Roy Everitt, Writing for Results

Monday, February 05, 2007

The Delicate Art of Giving Offence

Writing a sales letter recently, I was reminded of some advice from, I think, Dan Kennedy. Although I doubt it's unique to him, it was his name that came to mind.

Anyway, the principle is this: when drafting sales copy, you cannot afford to cater for the sensibilities of the easily-offended. Your aim is to maximise the copy's compelling appeal to those who might buy - to maximise response. Remembering that it will always be a small minority who actually take action, your job is to make sure they do.

Basically, everyone else is simply not your concern. They weren't buying anyway. And if they're on your client's mailing list for years and still haven't bought, your client is better off without them. Driving them away could save time and wasted marketing resources.

Two percent buying and ten percent offended is better than no one buying and no offence caused.

Which is not to say you should set out to offend. Two percent buying while ninety-eight percent complain or are lost as clients forever is not a good result, but your first priority - indeed your only concern in the end - is to sell.
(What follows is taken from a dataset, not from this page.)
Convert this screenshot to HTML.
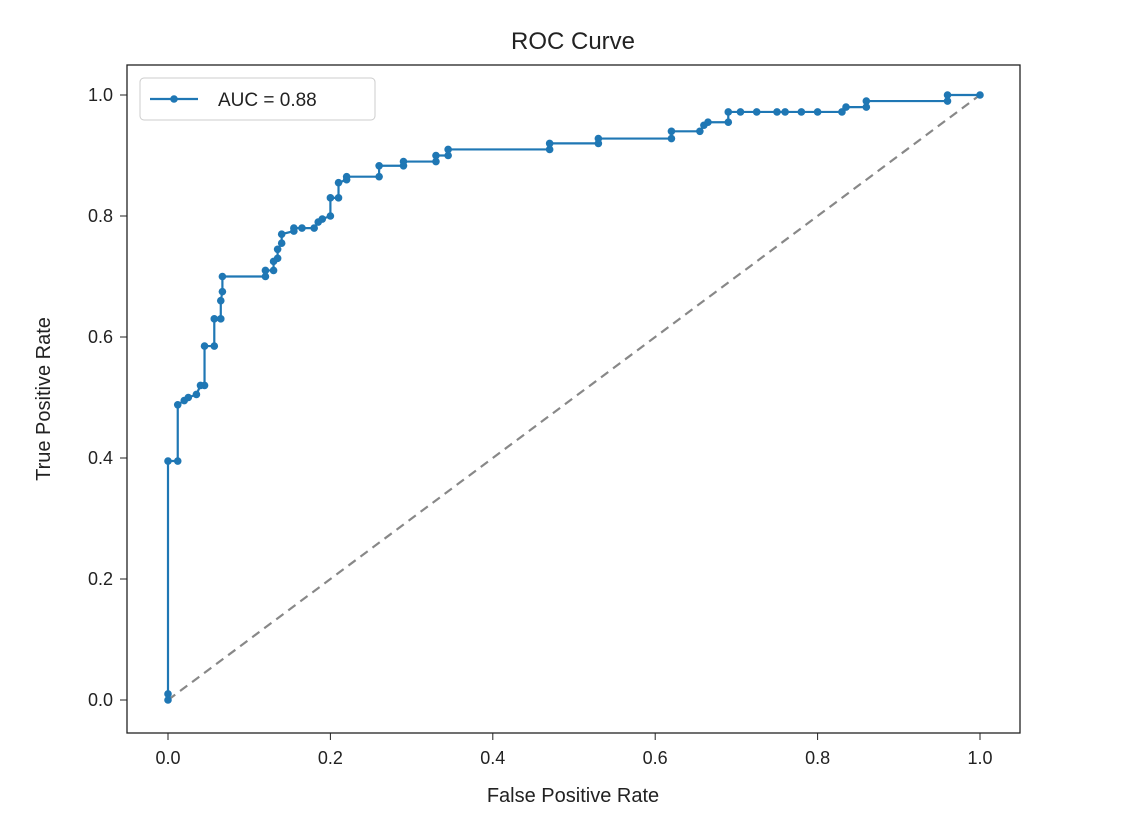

Roy Everitt, writing for results

Thursday, February 01, 2007

Ted Nicholas, Nick Wrathall and Me - part 2

I knew my winning headline was an adaptation of a old one - one that's been adapted numerous times, in fact. What I didn't realise, was that Nick Wrathall's headline was also an adaptation - of a headline by that man Ted Nicholas. Nicholas wrote his first version in the early 1970's:

What Will You Do When All Your Personal Assets--Including Your House, Car and Cash--Are Seized to Satisfy a Judgment Against YourCorporation?

My prototype was much older, dating from the 1920's or 30's:

They all laughed when I sat down at the pian0 - but when I started to play...

Just in case you were wondering...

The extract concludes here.